Write out the data below in full, unchanged, minus the images.

● Information shown
##########

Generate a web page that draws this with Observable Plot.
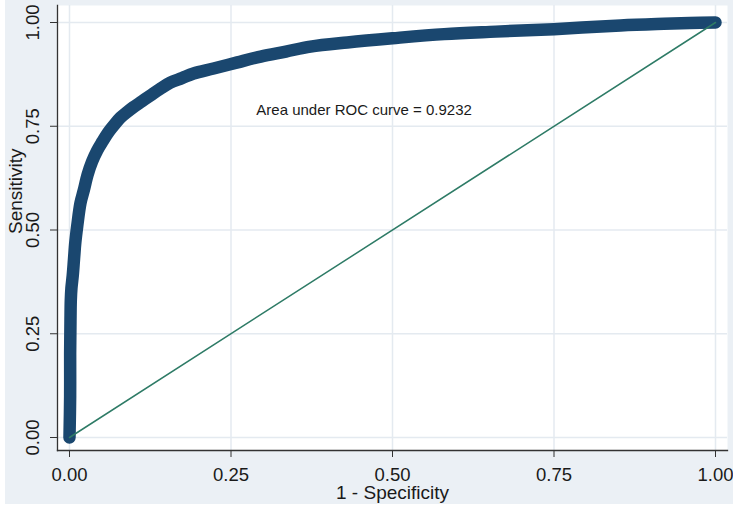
<!DOCTYPE html>
<html>
<head>
<meta charset="utf-8">
<script src="https://cdn.jsdelivr.net/npm/d3@7"></script>
<script src="https://cdn.jsdelivr.net/npm/@observablehq/plot@0.6"></script>
<style>
  html, body { margin: 0; padding: 0; background: #ffffff; }
  #chart { position: absolute; left: 5px; top: 0px; }
</style>
</head>
<body>
<div id="chart"></div>
<script>
// ROC curve points (1 - specificity, sensitivity)
const fpr = [0, 0.001, 0.001, 0.0015, 0.002, 0.003, 0.005, 0.007, 0.009, 0.012, 0.017, 0.022, 0.028, 0.035, 0.043, 0.051, 0.059, 0.069, 0.079, 0.089, 0.099, 0.112, 0.125, 0.140, 0.156, 0.174, 0.192, 0.223, 0.260, 0.296, 0.335, 0.373, 0.430, 0.500, 0.580, 0.660, 0.750, 0.853, 0.920, 0.960, 1.000];
const tpr = [0, 0.10, 0.20, 0.28, 0.33, 0.36, 0.39, 0.43, 0.47, 0.51, 0.565, 0.595, 0.633, 0.665, 0.692, 0.713, 0.733, 0.753, 0.771, 0.784, 0.796, 0.810, 0.824, 0.840, 0.855, 0.866, 0.877, 0.889, 0.904, 0.918, 0.930, 0.942, 0.952, 0.962, 0.972, 0.978, 0.984, 0.993, 0.997, 0.999, 1.000];
// reference (chance) line
const refX = [0, 1];
const refY = [0, 1];
// ticks
const xTicks = [0, 0.25, 0.5, 0.75, 1];
const yTicks = [0, 0.25, 0.5, 0.75, 1];
// annotation
const noteText = ["Area under ROC curve = 0.9232"];
const noteX = [0.456];
const noteY = [0.788];

const xLabel = "1 - Specificity";
const yLabel = "Sensitivity";

const curve = fpr.map((d, i) => ({x: d, y: tpr[i]}));
const diag = refX.map((d, i) => ({x: d, y: refY[i]}));
const notes = noteText.map((t, i) => ({t, x: noteX[i], y: noteY[i]}));

const font = "'Liberation Sans', Arial, Helvetica, sans-serif";
const ink = "#1a1a1a";

const chart = Plot.plot({
  width: 728,
  height: 504,
  marginLeft: 52,
  marginRight: 6,
  marginTop: 5,
  marginBottom: 54,
  style: {background: "#ebf0f5", fontFamily: font, fontSize: "18px", color: ink},
  x: {domain: [-12 / 646, 658 / 646]},
  y: {domain: [-13 / 415, 432 / 415]},
  marks: [
    Plot.frame({fill: "#ffffff", stroke: null}),
    Plot.gridX({ticks: xTicks, stroke: "#e4eaf0", strokeOpacity: 1, strokeWidth: 1.5}),
    Plot.gridY({ticks: yTicks, stroke: "#e4eaf0", strokeOpacity: 1, strokeWidth: 1.5}),
    Plot.axisX({ticks: xTicks, tickFormat: d3.format(".2f"), tickSize: 7, tickPadding: 10, fontSize: 18.5, label: null, stroke: "#333", fill: ink}),
    Plot.axisY({ticks: yTicks, tickFormat: d3.format(".2f"), tickSize: 7, tickPadding: 12, tickRotate: -90, fontSize: 18.5, label: null, stroke: "#333", fill: ink}),
    Plot.frame({anchor: "left", stroke: "#333", strokeWidth: 1.3}),
    Plot.frame({anchor: "bottom", stroke: "#333", strokeWidth: 1.3}),
    Plot.line(curve, {x: "x", y: "y", stroke: "#1a476f", strokeWidth: 12.5, strokeLinecap: "round", strokeLinejoin: "round", curve: "catmull-rom"}),
    Plot.line(diag, {x: "x", y: "y", stroke: "#2e7b66", strokeWidth: 1.5}),
    Plot.text(notes, {x: "x", y: "y", text: "t", fontSize: 15, fill: ink, textAnchor: "middle", lineAnchor: "middle"}),
    Plot.text([xLabel], {frameAnchor: "bottom", text: d => d, dy: 42, fontSize: 19, fill: ink, lineAnchor: "middle"}),
    Plot.text([yLabel], {frameAnchor: "left", text: d => d, rotate: -90, dx: -42, dy: 6, fontSize: 19, fill: ink, lineAnchor: "middle"})
  ]
});
document.getElementById("chart").appendChild(chart);
</script>
</body>
</html>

##########

● Result for this task
Generate a web page that draws this with Observable Plot.
<!DOCTYPE html>
<html>
<head>
<meta charset="utf-8">
<script src="https://cdn.jsdelivr.net/npm/d3@7"></script>
<script src="https://cdn.jsdelivr.net/npm/@observablehq/plot@0.6"></script>
<style>
  html, body { margin: 0; padding: 0; background: #ffffff; }
  #chart { position: absolute; left: 5px; top: 0px; }
</style>
</head>
<body>
<div id="chart"></div>
<script>
// ROC curve points (1 - specificity, sensitivity)
const fpr = [0, 0.001, 0.001, 0.0015, 0.002, 0.003, 0.005, 0.007, 0.009, 0.012, 0.017, 0.022, 0.028, 0.035, 0.043, 0.051, 0.059, 0.069, 0.079, 0.089, 0.099, 0.112, 0.125, 0.140, 0.156, 0.174, 0.192, 0.223, 0.260, 0.296, 0.335, 0.373, 0.430, 0.500, 0.580, 0.660, 0.750, 0.853, 0.920, 0.960, 1.000];
const tpr = [0, 0.10, 0.20, 0.28, 0.33, 0.36, 0.39, 0.43, 0.47, 0.51, 0.565, 0.595, 0.633, 0.665, 0.692, 0.713, 0.733, 0.753, 0.771, 0.784, 0.796, 0.810, 0.824, 0.840, 0.855, 0.866, 0.877, 0.889, 0.904, 0.918, 0.930, 0.942, 0.952, 0.962, 0.972, 0.978, 0.984, 0.993, 0.997, 0.999, 1.000];
// reference (chance) line
const refX = [0, 1];
const refY = [0, 1];
// ticks
const xTicks = [0, 0.25, 0.5, 0.75, 1];
const yTicks = [0, 0.25, 0.5, 0.75, 1];
// annotation
const noteText = ["Area under ROC curve = 0.9232"];
const noteX = [0.456];
const noteY = [0.788];

const xLabel = "1 - Specificity";
const yLabel = "Sensitivity";

const curve = fpr.map((d, i) => ({x: d, y: tpr[i]}));
const diag = refX.map((d, i) => ({x: d, y: refY[i]}));
const notes = noteText.map((t, i) => ({t, x: noteX[i], y: noteY[i]}));

const font = "'Liberation Sans', Arial, Helvetica, sans-serif";
const ink = "#1a1a1a";

const chart = Plot.plot({
  width: 728,
  height: 504,
  marginLeft: 52,
  marginRight: 6,
  marginTop: 5,
  marginBottom: 54,
  style: {background: "#ebf0f5", fontFamily: font, fontSize: "18px", color: ink},
  x: {domain: [-12 / 646, 658 / 646]},
  y: {domain: [-13 / 415, 432 / 415]},
  marks: [
    Plot.frame({fill: "#ffffff", stroke: null}),
    Plot.gridX({ticks: xTicks, stroke: "#e4eaf0", strokeOpacity: 1, strokeWidth: 1.5}),
    Plot.gridY({ticks: yTicks, stroke: "#e4eaf0", strokeOpacity: 1, strokeWidth: 1.5}),
    Plot.axisX({ticks: xTicks, tickFormat: d3.format(".2f"), tickSize: 7, tickPadding: 10, fontSize: 18.5, label: null, stroke: "#333", fill: ink}),
    Plot.axisY({ticks: yTicks, tickFormat: d3.format(".2f"), tickSize: 7, tickPadding: 12, tickRotate: -90, fontSize: 18.5, label: null, stroke: "#333", fill: ink}),
    Plot.frame({anchor: "left", stroke: "#333", strokeWidth: 1.3}),
    Plot.frame({anchor: "bottom", stroke: "#333", strokeWidth: 1.3}),
    Plot.line(curve, {x: "x", y: "y", stroke: "#1a476f", strokeWidth: 12.5, strokeLinecap: "round", strokeLinejoin: "round", curve: "catmull-rom"}),
    Plot.line(diag, {x: "x", y: "y", stroke: "#2e7b66", strokeWidth: 1.5}),
    Plot.text(notes, {x: "x", y: "y", text: "t", fontSize: 15, fill: ink, textAnchor: "middle", lineAnchor: "middle"}),
    Plot.text([xLabel], {frameAnchor: "bottom", text: d => d, dy: 42, fontSize: 19, fill: ink, lineAnchor: "middle"}),
    Plot.text([yLabel], {frameAnchor: "left", text: d => d, rotate: -90, dx: -42, dy: 6, fontSize: 19, fill: ink, lineAnchor: "middle"})
  ]
});
document.getElementById("chart").appendChild(chart);
</script>
</body>
</html>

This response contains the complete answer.